Claiming that pricing for the American Chemical Society's online journal package is "unsustainable for small institutions," SUNY Potsdam has decided to end its subscription to the ACS package for 2013.
In a "call to action" for institutional librarians, Jenica Rogers, director of libraries for SUNY Potsdam, writes that the library canceled its subscription because "we were unable to find common ground with the sales team from the ACS."
Instead of the package — which Rogers said would eat up 10 percent of SUNY Potsdam's entire acquisition budget for 2013 — the library has decided to use a combination of content from the Royal Society of Chemistry, ACS single title subs, the ACS backfile, and ScienceDirect from Elsevier (though she adds in a footnote that, like many other academic libraries, she is "displeased" with Elsevier's pricing practices as well).
Rogers tells her colleagues that they could also cancel their ACS package subscriptions, "and maybe together we can make enough choices to make our voices heard in meaningful ways."

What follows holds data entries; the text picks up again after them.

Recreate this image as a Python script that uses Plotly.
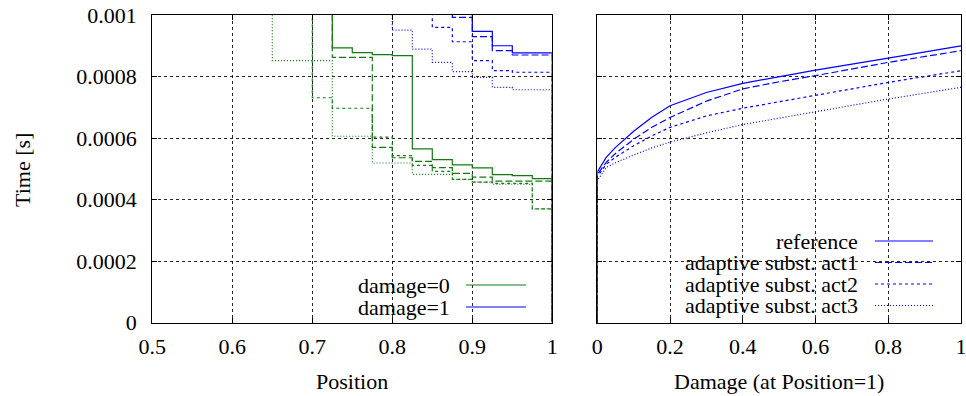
import plotly.graph_objects as go

W, H = 966, 396

# ---------------- data ----------------
positions = [0.625, 0.65, 0.675, 0.7, 0.725, 0.75, 0.775, 0.8, 0.825, 0.85,
             0.875, 0.9, 0.925, 0.95, 0.975, 1.0]

# damage = 0 (green)
d0_reference = [None, None, None, 0.00110, 0.000893, 0.000878, 0.000871, 0.000868,
                0.000565, 0.000530, 0.000513, 0.000503, 0.000481, 0.000478, 0.000468, 0.0]
d0_act1 = [None, None, None, 0.00110, 0.000862, 0.000862, 0.000570, 0.000536,
           0.000524, 0.000504, 0.000485, 0.000473, 0.000460, 0.000460, 0.000460, 0.0]
d0_act2 = [None, None, 0.00110, 0.000731, 0.000697, 0.000697, 0.000603, 0.000543,
           0.000511, 0.000492, 0.000466, 0.000457, 0.000453, 0.000453, 0.000370, 0.0]
d0_act3 = [0.00110, 0.000852, 0.000852, 0.000852, 0.000606, 0.000606, 0.000519, 0.000519,
           0.000482, 0.000482, 0.000466, 0.000457, 0.000450, 0.000450, 0.000370, 0.0]

# damage = 1 (blue)
d1_reference = [None, None, None, None, None, None, None, None,
                None, None, 0.00110, 0.000947, 0.000900, 0.000877, 0.000877, 0.0]
d1_act1 = [None, None, None, None, None, None, None, None,
           None, 0.00110, 0.000992, 0.000930, 0.000884, 0.000870, 0.000870, 0.0]
d1_act2 = [None, None, None, None, None, None, None, None,
           0.00110, 0.000960, 0.000913, 0.000852, 0.000819, 0.000814, 0.000814, 0.0]
d1_act3 = [None, None, None, None, None, None, 0.00110, 0.000951,
           0.000889, 0.000846, 0.000816, 0.000797, 0.000765, 0.000757, 0.000757, 0.0]

# right panel: time vs damage at position 1
damage = [0.0, 0.0, 0.025, 0.05, 0.1, 0.15, 0.2, 0.3, 0.4, 0.5, 0.6, 0.8, 1.0]
t_reference = [0.0, 0.000490, 0.000538, 0.000570, 0.000622, 0.000668, 0.000705,
               0.000748, 0.000778, 0.000800, 0.000821, 0.000860, 0.000900]
t_act1 = [0.0, 0.000482, 0.000522, 0.000550, 0.000596, 0.000635, 0.000667,
          0.000720, 0.000760, 0.000783, 0.000803, 0.000846, 0.000884]
t_act2 = [0.0, 0.000475, 0.000515, 0.000538, 0.000575, 0.000607, 0.000635,
          0.000672, 0.000697, 0.000718, 0.000738, 0.000781, 0.000819]
t_act3 = [0.0, 0.000462, 0.000505, 0.000520, 0.000545, 0.000568, 0.000587,
          0.000617, 0.000644, 0.000665, 0.000687, 0.000727, 0.000765]

x1_ticks = [0.5, 0.6, 0.7, 0.8, 0.9, 1.0]
x1_labels = ["0.5", "0.6", "0.7", "0.8", "0.9", "1"]
x2_ticks = [0, 0.2, 0.4, 0.6, 0.8, 1.0]
x2_labels = ["0", "0.2", "0.4", "0.6", "0.8", "1"]
y_ticks = [0, 0.0002, 0.0004, 0.0006, 0.0008, 0.001]
y_labels = ["0", "0.0002", "0.0004", "0.0006", "0.0008", "0.001"]

series_names = ["reference", "adaptive subst. act1", "adaptive subst. act2", "adaptive subst. act3"]

# ---------------- style ----------------
GREEN = "#137a13"
BLUE = "#0000ff"
FONT = "Liberation Serif, Times New Roman, Times, serif"
FS = 22
dashes = ["solid", "7px,3px", "3px,3px", "1px,2px"]


def px_x(p):
    return p / W


def px_y(p):
    return 1 - p / H


fig = go.Figure()

for ys, dsh in zip([d0_reference, d0_act1, d0_act2, d0_act3], dashes):
    fig.add_trace(go.Scatter(x=positions, y=ys, mode="lines", line_shape="hv",
                             line=dict(color=GREEN, width=1.2, dash=dsh),
                             showlegend=False, xaxis="x", yaxis="y"))
for ys, dsh in zip([d1_reference, d1_act1, d1_act2, d1_act3], dashes):
    fig.add_trace(go.Scatter(x=positions, y=ys, mode="lines", line_shape="hv",
                             line=dict(color=BLUE, width=1.2, dash=dsh),
                             showlegend=False, xaxis="x", yaxis="y"))
for ys, dsh in zip([t_reference, t_act1, t_act2, t_act3], dashes):
    fig.add_trace(go.Scatter(x=damage, y=ys, mode="lines",
                             line=dict(color=BLUE, width=1.2, dash=dsh),
                             showlegend=False, xaxis="x2", yaxis="y2"))

L0, L1 = 152.3, 552.3
R0, R1 = 597.3, 961.0
T, B = 15.0, 322.7

axis_common = dict(showline=True, linecolor="black", linewidth=1.2, mirror="ticks",
                   ticks="inside", ticklen=5, tickcolor="black", tickwidth=1,
                   showgrid=True, gridcolor="rgba(0,0,0,0.85)", griddash="dot", gridwidth=1,
                   zeroline=False, automargin=False, ticklabeloverflow="allow",
                   tickfont=dict(family=FONT, size=FS, color="black"))

fig.update_layout(
    width=W, height=H,
    margin=dict(l=0, r=0, t=0, b=0, pad=0, autoexpand=False),
    paper_bgcolor="white", plot_bgcolor="white",
    showlegend=False,
    font=dict(family=FONT, size=FS, color="black"),
    xaxis=dict(domain=[px_x(L0), px_x(L1)], range=[0.5, 1.0], tickvals=x1_ticks,
               ticktext=x1_labels, anchor="y", ticklabelstandoff=4, **axis_common),
    yaxis=dict(domain=[px_y(B), px_y(T)], range=[0, 0.001], tickvals=y_ticks,
               ticktext=y_labels, anchor="x", ticklabelstandoff=10, **axis_common),
    xaxis2=dict(domain=[px_x(R0), px_x(R1)], range=[0, 1.0], tickvals=x2_ticks,
                ticktext=x2_labels, anchor="y2", ticklabelstandoff=4, **axis_common),
    yaxis2=dict(domain=[px_y(B), px_y(T)], range=[0, 0.001], tickvals=y_ticks,
                showticklabels=False, anchor="x2", **axis_common),
)

# opaque key boxes (cover grid, not lines)
fig.add_shape(type="rect", xref="paper", yref="paper", layer="between",
              x0=px_x(345), x1=px_x(551), y0=px_y(322), y1=px_y(273),
              fillcolor="white", line=dict(width=0))
fig.add_shape(type="rect", xref="paper", yref="paper", layer="between",
              x0=px_x(600), x1=px_x(947), y0=px_y(322), y1=px_y(227),
              fillcolor="white", line=dict(width=0))

# keys
left_rows = [("damage=0", GREEN, 285), ("damage=1", BLUE, 307)]
for txt, col, yy in left_rows:
    fig.add_annotation(text=txt, xref="paper", yref="paper", x=px_x(452), y=px_y(yy),
                       xanchor="right", yanchor="middle", showarrow=False,
                       font=dict(family=FONT, size=FS, color="black"))
    fig.add_shape(type="line", xref="paper", yref="paper", x0=px_x(466), x1=px_x(526),
                  y0=px_y(yy), y1=px_y(yy), line=dict(color=col, width=1.2))

right_rows = [241, 262.5, 284, 305.5]
for txt, dsh, yy in zip(series_names, dashes, right_rows):
    fig.add_annotation(text=txt, xref="paper", yref="paper", x=px_x(860), y=px_y(yy),
                       xanchor="right", yanchor="middle", showarrow=False,
                       font=dict(family=FONT, size=FS, color="black"))
    fig.add_shape(type="line", xref="paper", yref="paper", x0=px_x(875), x1=px_x(933),
                  y0=px_y(yy), y1=px_y(yy), line=dict(color=BLUE, width=1.2, dash=dsh))

# axis titles
fig.add_annotation(text="Position", xref="paper", yref="paper", x=px_x((L0 + L1) / 2), y=px_y(381),
                   xanchor="center", yanchor="middle", showarrow=False,
                   font=dict(family=FONT, size=FS, color="black"))
fig.add_annotation(text="Damage (at Position=1)", xref="paper", yref="paper", x=px_x((R0 + R1) / 2),
                   y=px_y(381), xanchor="center", yanchor="middle", showarrow=False,
                   font=dict(family=FONT, size=FS, color="black"))
fig.add_annotation(text="Time [s]", xref="paper", yref="paper", x=px_x(22), y=px_y(170),
                   xanchor="center", yanchor="middle", showarrow=False, textangle=-90,
                   font=dict(family=FONT, size=FS, color="black"))

fig.write_html("out.html", config={"displayModeBar": False},
               post_script="document.body.style.margin='0px';document.body.style.overflow='hidden';")
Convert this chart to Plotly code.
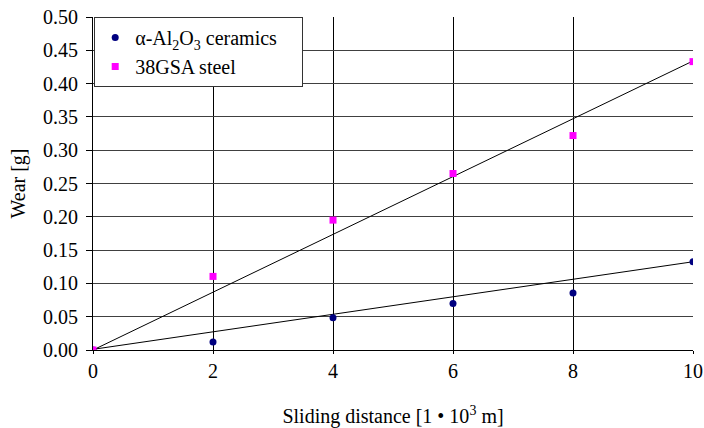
import plotly.graph_objects as go

distance = [0, 2, 4, 6, 8, 10]
al2o3_wear = [0.0, 0.012, 0.0485, 0.070, 0.0855, 0.1325]
steel_wear = [0.0, 0.1105, 0.195, 0.265, 0.322, 0.433]

trend_x = [0, 10]
al2o3_trend = [0.001, 0.1325]
steel_trend = [0.0, 0.434]

x_ticks = [0, 2, 4, 6, 8, 10]
y_ticks = [0.0, 0.05, 0.10, 0.15, 0.20, 0.25, 0.30, 0.35, 0.40, 0.45, 0.50]
y_tick_text = ["0.00", "0.05", "0.10", "0.15", "0.20", "0.25", "0.30", "0.35", "0.40", "0.45", "0.50"]

FONT = "Liberation Serif"
PAD = "\u00a0" * 4

fig = go.Figure()
fig.add_trace(go.Scatter(x=trend_x, y=al2o3_trend, mode="lines",
                         line=dict(color="black", width=1), showlegend=False, hoverinfo="skip"))
fig.add_trace(go.Scatter(x=trend_x, y=steel_trend, mode="lines",
                         line=dict(color="black", width=1), showlegend=False, hoverinfo="skip"))
fig.add_trace(go.Scatter(x=distance, y=al2o3_wear, mode="markers",
                         name="α-Al<sub>2</sub>O<sub>3</sub> ceramics" + PAD,
                         marker=dict(symbol="circle", color="#000080", size=7)))
fig.add_trace(go.Scatter(x=distance, y=steel_wear, mode="markers",
                         name="38GSA steel",
                         marker=dict(symbol="square", color="#FF00FF", size=7)))

fig.update_layout(
    width=704, height=428,
    margin=dict(l=93, r=11, t=17, b=78),
    paper_bgcolor="white", plot_bgcolor="white",
    font=dict(family=FONT, size=20, color="black"),
    legend=dict(x=0.002, y=1.0, xanchor="left", yanchor="top",
                bgcolor="white", bordercolor="#333333", borderwidth=1,
                font=dict(family=FONT, size=20, color="black"),
                tracegroupgap=0, itemwidth=30),
    xaxis=dict(range=[0, 10], tickvals=x_ticks, ticktext=[str(v) for v in x_ticks],
               showgrid=True, gridcolor="black", gridwidth=1,
               showline=True, linecolor="black", linewidth=1,
               ticks="outside", ticklen=3, tickcolor="black",
               zeroline=False, fixedrange=True, automargin=False,
               title=dict(text="Sliding distance [1 • 10<sup>3</sup> m]", standoff=31,
                          font=dict(family=FONT, size=20))),
    yaxis=dict(range=[0, 0.5], tickvals=y_ticks, ticktext=y_tick_text,
               showgrid=True, gridcolor="#404040", gridwidth=1,
               showline=True, linecolor="black", linewidth=1,
               ticks="outside", ticklen=6, tickcolor="black",
               zeroline=False, fixedrange=True, automargin=False,
               ticklabelstandoff=4,
               title=dict(text="Wear [g]", standoff=12, font=dict(family=FONT, size=20))),
)

fig.write_html("out.html")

The library blog Gavia Libraria commends SUNY Potsdam for having "thrown the gauntlet" in protest against ACS, which it describes as "an outfit so openly and contemptuously corrupt that it sees no difficulty whatever with making subscribing to its journals a condition of chemistry-department accreditation."
Indeed, ACS is the accreditation body for university chemistry programs, and the society recommends a list of journals that a chemistry program must have access to in order to be accredited. However, there is some debate among the commenters on the SUNY Potsdam blog and elsewhere regarding the extent of the society's potential conflict of interest here. As librarian Christina Pikas notes in her blog, "ACS has long held that the journals — with the exception of a journal on chemical education — do not have to be ACS journals."